18.11.2024 - 11:50 Uhr

Ein Film von Stefan Pannen

Das Grödnertal, im Nordwesten der Dolomiten gelegen, gilt als Inbegriff der Bergwelt, seit Luis Trenker es in Deutschland populär machte. Es beginnt im Eisacktal und führt hinauf zu den Pässen Sella- und Grödnerjoch. Das Grödnertal ist von einer Vielzahl von Almen und Bergen umgeben: Der Seiseralm, dem Langkofel, der Sellagrupe, um nur einige zu nennen. Hauptort ist St.Ulrich mit 6000 Einwohnern, bekannt für seine Herrgottsschnitzer. Die Grödner schaffen das Kunststück Traditionen wie diese zu bewahren und geichzeitig ein Zentrum des modernen Massentourismus zu sein. Doch es mehren sich die Stimmen deren, die warnen, dass das Tal seine Seele vollends verkauft habe.
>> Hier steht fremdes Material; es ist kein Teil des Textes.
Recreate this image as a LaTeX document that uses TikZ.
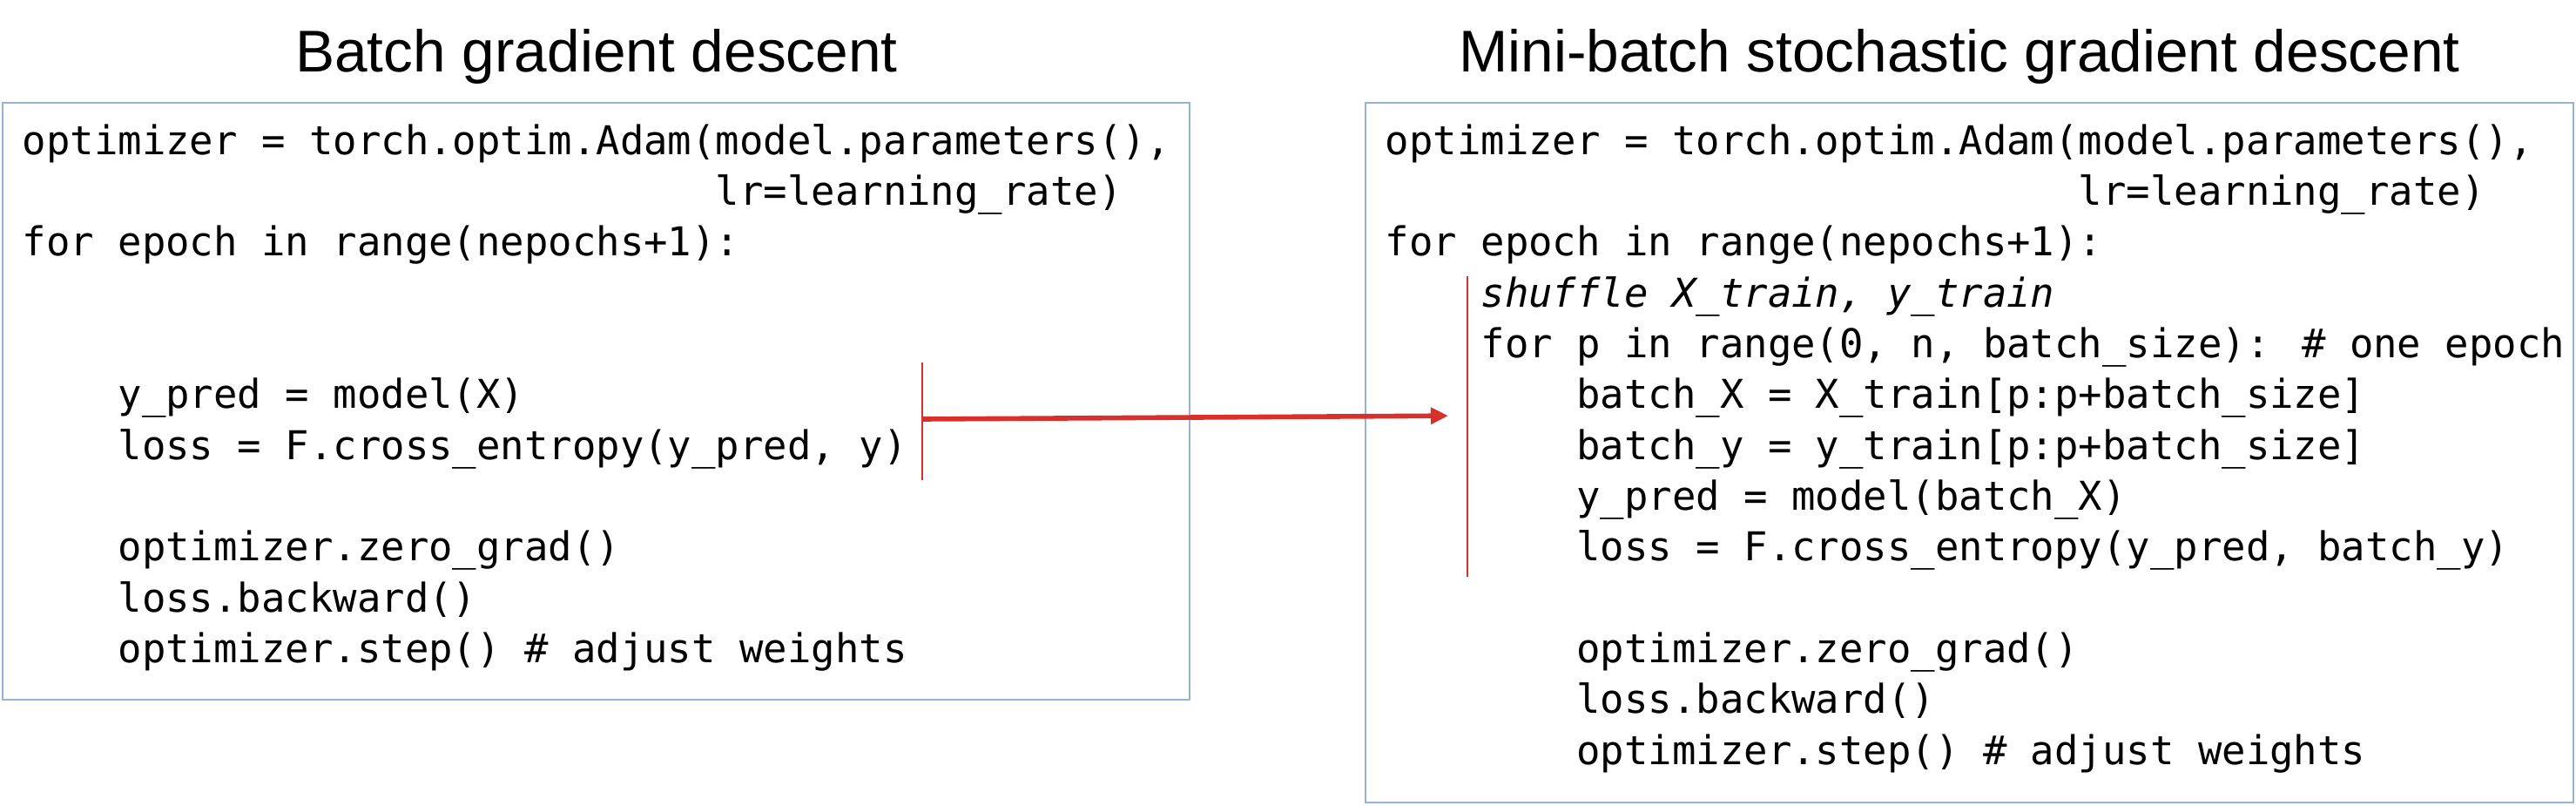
\documentclass[tikz,border=0pt]{standalone}
\usepackage{fontspec}
\newfontfamily\codefont{DejaVu Sans Mono}
\newfontfamily\headfont{Liberation Sans}
\usetikzlibrary{arrows.meta}

\definecolor{boxblue}{HTML}{95B3D7}
\definecolor{markred}{HTML}{D8302A}
\newcommand{\cw}{27.45} % width of one code character

\tikzset{
  codeline/.style={anchor=base west,inner sep=0pt,
    font=\codefont\fontsize{11.4}{14}\selectfont},
  heading/.style={anchor=base,inner sep=0pt,
    font=\headfont\fontsize{16.9}{20}\selectfont},
  codebox/.style={draw=boxblue,line width=0.5pt},
  markbar/.style={draw=markred,line width=0.6pt},
}

\begin{document}
\begin{tikzpicture}[x=0.25pt,y=-0.25pt]
	\useasboundingbox (0,0) rectangle (2958,924);

	%% Corners of the two code boxes
	\coordinate (A1) at (3,118);    % batch, top left
	\coordinate (A2) at (1366,803); % batch, bottom right
	\coordinate (A3) at (1568,118); % mini-batch, top left
	\coordinate (A4) at (2955,921); % mini-batch, bottom right

	%% Boxes and titles
	\draw[codebox] (A1) rectangle (A2);
	\draw[codebox] (A3) rectangle (A4);
	\node[heading] (T1) at (685,82) {Batch gradient descent};
	\node[heading] (T2) at (2250,82) {Mini-batch stochastic gradient descent};

	%% Left code
	\node[codeline] (B1) at (25,177) {optimizer = torch.optim.Adam(model.parameters(),};
	\node[codeline] (B2) at (25+29*\cw,235) {lr=learning\_rate)};
	\node[codeline] (B3) at (25,293) {for epoch in range(nepochs+1):};
	\node[codeline] (B4) at (25+4*\cw,468) {y\_pred = model(X)};
	\node[codeline] (B5) at (25+4*\cw,527) {loss = F.cross\_entropy(y\_pred, y)};
	\node[codeline] (B6) at (25+4*\cw,643) {optimizer.zero\_grad()};
	\node[codeline] (B7) at (25+4*\cw,702) {loss.backward()};
	\node[codeline] (B8) at (25+4*\cw,760) {optimizer.step() \# adjust weights};

	%% Right code
	\node[codeline] (M1) at (1590,177) {optimizer = torch.optim.Adam(model.parameters(),};
	\node[codeline] (M2) at (1590+29*\cw,235) {lr=learning\_rate)};
	\node[codeline] (M3) at (1590,293) {for epoch in range(nepochs+1):};
	\node[codeline,font=\codefont\itshape\fontsize{11.4}{14}\selectfont] (M4)
	  at (1590+4*\cw,352) {shuffle X\_train, y\_train};
	\node[codeline] (M5) at (1590+4*\cw,410) {for p in range(0, n, batch\_size): \# one epoch};
	\node[codeline] (M6) at (1590+8*\cw,468) {batch\_X = X\_train[p:p+batch\_size]};
	\node[codeline] (M7) at (1590+8*\cw,527) {batch\_y = y\_train[p:p+batch\_size]};
	\node[codeline] (M8) at (1590+8*\cw,585) {y\_pred = model(batch\_X)};
	\node[codeline] (M9) at (1590+8*\cw,643) {loss = F.cross\_entropy(y\_pred, batch\_y)};
	\node[codeline] (M10) at (1590+8*\cw,760) {optimizer.zero\_grad()};
	\node[codeline] (M11) at (1590+8*\cw,818) {loss.backward()};
	\node[codeline] (M12) at (1590+8*\cw,877) {optimizer.step() \# adjust weights};

	%% Red bars and the arrow between them
	\coordinate (C1) at (1059,416);
	\coordinate (C2) at (1059,551);
	\coordinate (C3) at (1059,481); % arrow start on left bar
	\coordinate (C4) at (1685,317);
	\coordinate (C5) at (1685,662);
	\coordinate (C6) at (1685,477); % on right bar

	\draw[markbar] (C1) -- (C2);
	\draw[markbar] (C4) -- (C5);
	\draw[draw=markred,line width=1.4pt,shorten >=22*0.25pt,
	  -{Triangle[length=5pt,width=4.6pt]}] (C3) -- (C6);
\end{tikzpicture}
\end{document}
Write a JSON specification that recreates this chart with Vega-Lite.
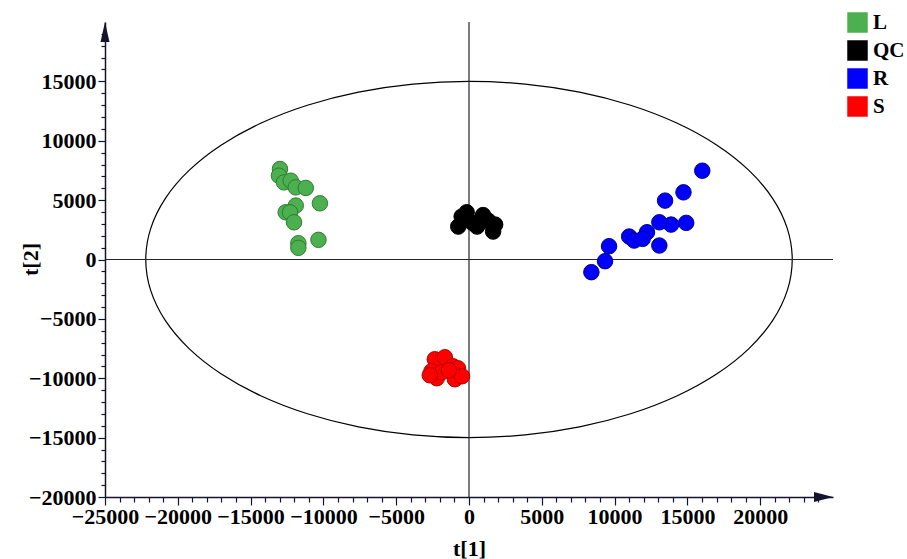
{
  "$schema": "https://vega.github.io/schema/vega-lite/v6.json",
  "width": 728,
  "height": 475,
  "autosize": {"type": "none"},
  "padding": {"left": 105, "top": 22, "right": 74, "bottom": 62},
  "background": "white",
  "config": {"view": {"stroke": null}, "font": "Liberation Serif"},
  "datasets": {
    "pts": [
      {"x": -12983, "y": 7621, "group": "L"},
      {"x": -13052, "y": 7059, "group": "L"},
      {"x": -12707, "y": 6495, "group": "L"},
      {"x": -12244, "y": 6638, "group": "L"},
      {"x": -11899, "y": 6075, "group": "L"},
      {"x": -11208, "y": 6025, "group": "L"},
      {"x": -11899, "y": 4538, "group": "L"},
      {"x": -12590, "y": 3975, "group": "L"},
      {"x": -12293, "y": 3975, "group": "L"},
      {"x": -12017, "y": 3134, "group": "L"},
      {"x": -10242, "y": 4731, "group": "L"},
      {"x": -11720, "y": 1370, "group": "L"},
      {"x": -11720, "y": 983, "group": "L"},
      {"x": -10338, "y": 1655, "group": "L"},
      {"x": -159, "y": 3975, "group": "QC"},
      {"x": -504, "y": 3613, "group": "QC"},
      {"x": -739, "y": 2773, "group": "QC"},
      {"x": 207, "y": 3109, "group": "QC"},
      {"x": 967, "y": 3739, "group": "QC"},
      {"x": 760, "y": 3109, "group": "QC"},
      {"x": 1312, "y": 3277, "group": "QC"},
      {"x": 1796, "y": 2941, "group": "QC"},
      {"x": 1657, "y": 2353, "group": "QC"},
      {"x": 552, "y": 2773, "group": "QC"},
      {"x": 16022, "y": 7479, "group": "R"},
      {"x": 14731, "y": 5655, "group": "R"},
      {"x": 13467, "y": 4958, "group": "R"},
      {"x": 14917, "y": 3084, "group": "R"},
      {"x": 13881, "y": 2941, "group": "R"},
      {"x": 13073, "y": 3134, "group": "R"},
      {"x": 12224, "y": 2294, "group": "R"},
      {"x": 11001, "y": 1933, "group": "R"},
      {"x": 11347, "y": 1597, "group": "R"},
      {"x": 11927, "y": 1739, "group": "R"},
      {"x": 13073, "y": 1176, "group": "R"},
      {"x": 9620, "y": 1118, "group": "R"},
      {"x": 9344, "y": -143, "group": "R"},
      {"x": 8405, "y": -1067, "group": "R"},
      {"x": -2348, "y": -8403, "group": "S"},
      {"x": -1657, "y": -8235, "group": "S"},
      {"x": -2576, "y": -9411, "group": "S"},
      {"x": -2210, "y": -9999, "group": "S"},
      {"x": -1865, "y": -9495, "group": "S"},
      {"x": -1105, "y": -8991, "group": "S"},
      {"x": -760, "y": -9159, "group": "S"},
      {"x": -967, "y": -10084, "group": "S"},
      {"x": -483, "y": -9832, "group": "S"},
      {"x": -1381, "y": -9327, "group": "S"},
      {"x": -2693, "y": -9747, "group": "S"}
    ],
    "ellipse": [
      {"i": 0, "x": 22200, "y": 0},
      {"i": 1, "x": 21863, "y": 2605},
      {"i": 2, "x": 20861, "y": 5130},
      {"i": 3, "x": 19226, "y": 7500},
      {"i": 4, "x": 17006, "y": 9642},
      {"i": 5, "x": 14270, "y": 11491},
      {"i": 6, "x": 11100, "y": 12990},
      {"i": 7, "x": 7593, "y": 14095},
      {"i": 8, "x": 3855, "y": 14772},
      {"i": 9, "x": 0, "y": 15000},
      {"i": 10, "x": -3855, "y": 14772},
      {"i": 11, "x": -7593, "y": 14095},
      {"i": 12, "x": -11100, "y": 12990},
      {"i": 13, "x": -14270, "y": 11491},
      {"i": 14, "x": -17006, "y": 9642},
      {"i": 15, "x": -19226, "y": 7500},
      {"i": 16, "x": -20861, "y": 5130},
      {"i": 17, "x": -21863, "y": 2605},
      {"i": 18, "x": -22200, "y": 0},
      {"i": 19, "x": -21863, "y": -2605},
      {"i": 20, "x": -20861, "y": -5130},
      {"i": 21, "x": -19226, "y": -7500},
      {"i": 22, "x": -17006, "y": -9642},
      {"i": 23, "x": -14270, "y": -11491},
      {"i": 24, "x": -11100, "y": -12990},
      {"i": 25, "x": -7593, "y": -14095},
      {"i": 26, "x": -3855, "y": -14772},
      {"i": 27, "x": 0, "y": -15000},
      {"i": 28, "x": 3855, "y": -14772},
      {"i": 29, "x": 7593, "y": -14095},
      {"i": 30, "x": 11100, "y": -12990},
      {"i": 31, "x": 14270, "y": -11491},
      {"i": 32, "x": 17006, "y": -9642},
      {"i": 33, "x": 19226, "y": -7500},
      {"i": 34, "x": 20861, "y": -5130},
      {"i": 35, "x": 21863, "y": -2605}
    ],
    "lines": [
      {"x": 0, "y": -20000, "x2": 0, "y2": 20000},
      {"x": -25000, "y": 0, "x2": 25000, "y2": 0}
    ],
    "arrowRight": [{"x": 25000, "y": -20000}],
    "arrowUp": [{"x": -25000, "y": 20000}]
  },
  "encoding": {
    "x": {
      "field": "x",
      "type": "quantitative",
      "scale": {"domain": [-25000, 25000], "nice": false, "zero": false},
      "axis": {
        "title": "t[1]",
        "values": [-25000,-24000,-23000,-22000,-21000,-20000,-19000,-18000,-17000,-16000,-15000,-14000,-13000,-12000,-11000,-10000,-9000,-8000,-7000,-6000,-5000,-4000,-3000,-2000,-1000,0,1000,2000,3000,4000,5000,6000,7000,8000,9000,10000,11000,12000,13000,14000,15000,16000,17000,18000,19000,20000,21000,22000,23000,24000],
        "format": "d",
        "labelExpr": "datum.value % 5000 === 0 ? datum.label : ''",
        "labelOverlap": false,
        "labelFlush": false,
        "labelFont": "Liberation Serif",
        "labelFontWeight": "bold",
        "labelFontSize": 22,
        "labelColor": "black",
        "labelPadding": 1,
        "tickSize": {"condition": {"test": "datum.value % 5000 === 0", "value": 8}, "value": 5},
        "tickColor": "#14142e",
        "tickWidth": 1.2,
        "domainColor": "#14142e",
        "domainWidth": 1.5,
        "grid": false,
        "titleFont": "Liberation Serif",
        "titleFontWeight": "bold",
        "titleFontSize": 22,
        "titleColor": "black",
        "titleY": 51,
        "titleBaseline": "middle"
      }
    },
    "y": {
      "field": "y",
      "type": "quantitative",
      "scale": {"domain": [-20000, 20000], "nice": false, "zero": false},
      "axis": {
        "title": "t[2]",
        "values": [-20000,-19000,-18000,-17000,-16000,-15000,-14000,-13000,-12000,-11000,-10000,-9000,-8000,-7000,-6000,-5000,-4000,-3000,-2000,-1000,0,1000,2000,3000,4000,5000,6000,7000,8000,9000,10000,11000,12000,13000,14000,15000,16000,17000,18000,19000],
        "format": "d",
        "labelExpr": "datum.value % 5000 === 0 ? datum.label : ''",
        "labelOverlap": false,
        "labelFlush": false,
        "labelFont": "Liberation Serif",
        "labelFontWeight": "bold",
        "labelFontSize": 22,
        "labelColor": "black",
        "labelPadding": 2,
        "tickSize": {"condition": {"test": "datum.value % 5000 === 0", "value": 7}, "value": 4},
        "tickColor": "#14142e",
        "tickWidth": 1.2,
        "domainColor": "#14142e",
        "domainWidth": 1.5,
        "grid": false,
        "titleFont": "Liberation Serif",
        "titleFontWeight": "bold",
        "titleFontSize": 22,
        "titleColor": "black",
        "titleX": -75,
        "titleY": 237,
        "titleBaseline": "middle",
        "titleAngle": -90
      }
    }
  },
  "layer": [
    {
      "data": {"name": "ellipse"},
      "mark": {"type": "line", "interpolate": "cardinal-closed", "color": "black", "strokeWidth": 1.2},
      "encoding": {"order": {"field": "i", "type": "quantitative"}}
    },
    {
      "data": {"name": "lines"},
      "mark": {"type": "rule", "color": "#222233", "strokeWidth": 1.2},
      "encoding": {"x2": {"field": "x2"}, "y2": {"field": "y2"}}
    },
    {
      "data": {"name": "pts"},
      "mark": {"type": "point", "filled": true, "shape": "circle", "size": 240, "strokeWidth": 1, "opacity": 1},
      "encoding": {
        "fill": {
          "field": "group",
          "type": "nominal",
          "scale": {"domain": ["L", "QC", "R", "S"], "range": ["#4caf50", "#000000", "#0000ff", "#ff0000"]},
          "legend": {
            "title": null,
            "orient": "none",
            "legendX": 742,
            "legendY": -10,
            "symbolType": "square",
            "symbolSize": 420,
            "symbolStrokeWidth": 0,
            "symbolOpacity": 1,
            "labelFont": "Liberation Serif",
            "labelFontWeight": "bold",
            "labelFontSize": 21,
            "labelColor": "black",
            "rowPadding": 6,
            "labelOffset": 5
          }
        },
        "stroke": {
          "field": "group",
          "type": "nominal",
          "scale": {"domain": ["L", "QC", "R", "S"], "range": ["#2e7d32", "#000000", "#00008b", "#b30000"]},
          "legend": null
        }
      }
    },
    {
      "data": {"name": "arrowRight"},
      "mark": {"type": "point", "shape": "M0,0L-1.9,-0.5L-1.9,0.5Z", "size": 400, "filled": true, "color": "#14142e", "opacity": 1, "strokeWidth": 0}
    },
    {
      "data": {"name": "arrowUp"},
      "mark": {"type": "point", "shape": "M0,0L-0.45,2L0.45,2Z", "size": 400, "filled": true, "color": "#14142e", "opacity": 1, "strokeWidth": 0}
    }
  ]
}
Der Film erzählt von der Familie Bernardi, einer Dynastie von Herrgottsschnitzern im Grödnertal. Während Vater Oswald eine Christusfigur fertigstellen muss, übt sich Sohn Florian im Spagat zwischen seinen Berufen dem traditionellen Handwerk als Fasner und dem vermeintlich zeitgemässeren Dasein als Skiführer. Obendrein frönt seinen kulinarischen Leidenschaften. Dabei geht ihm Schwester Karoline zur Hand.
Wie überall in Südtirol mischen sich im Grödnertal deutsche und italienische Einflüsse. Doch Verkehrssprache ist Ladinisch, eine Sprache, die nur hier und in einigen benachbarten Tälern gesprochen wird.
Florian Bernardi, 40, ist Fasner oder auf italienisch „Policromatore“. Er lebt am unteren Dorfrand von St. Ulrich in einer Wohnung über seiner Werkstatt. Florian ist der älteste von drei Söhnen, sein jüngster Bruder ist 21 Jahre nach ihm geboren. Sein Vater Oswald (71) ist Herrgottsschnitzer – wie auch seine beiden Onkel. Denn das Grödnertal ist über die Grenzen Südtirols hinaus für seine Schnitzereien bekannt. Florian belegt das Schnitzwerk der Älteren mit Blattgold und malt die Figuren dann farbig an. Das Fasen ernährt seinen Mann: Im Souterrain seines Hauses hat Florian eine gigantische Märklin-Bahn stehen, deren Häuser er natürlich selbst bepinselt hat.
Seine andere große Leidenschaft gilt dem Kochen. Auf alten Filmaufnahmen ist zu sehen, dass er schon als Fünfjähriger des Sonntags Kuchen für die ganze Familie backte, wenn die Erwachsenen nach dem Gottesdienst noch beim Stammtisch saßen. Heute gibt er auch Backkurse für die Frauen des Dorfes und zeigt ihnen die Feinheiten der italienisch-alpenländischen Patisserie.
Neben dem Fasen hat Florian noch ein zweites, berufliches Standbein in der Tourismusindustrie: Im Sommer führt er Wandergruppen, im Winter Skigruppen durch die Dolomiten. Dabei wird auf Hütten übernachtet, wo Florian oft selbst kocht. Dabei vertraut er auf traditionelle Gerichte, die er nach modernen Gesichtspunkten verfeinert, ganz, so wie er es sich in den zahlreichen Sterne-Restaurants der Gegend abgeschaut hat.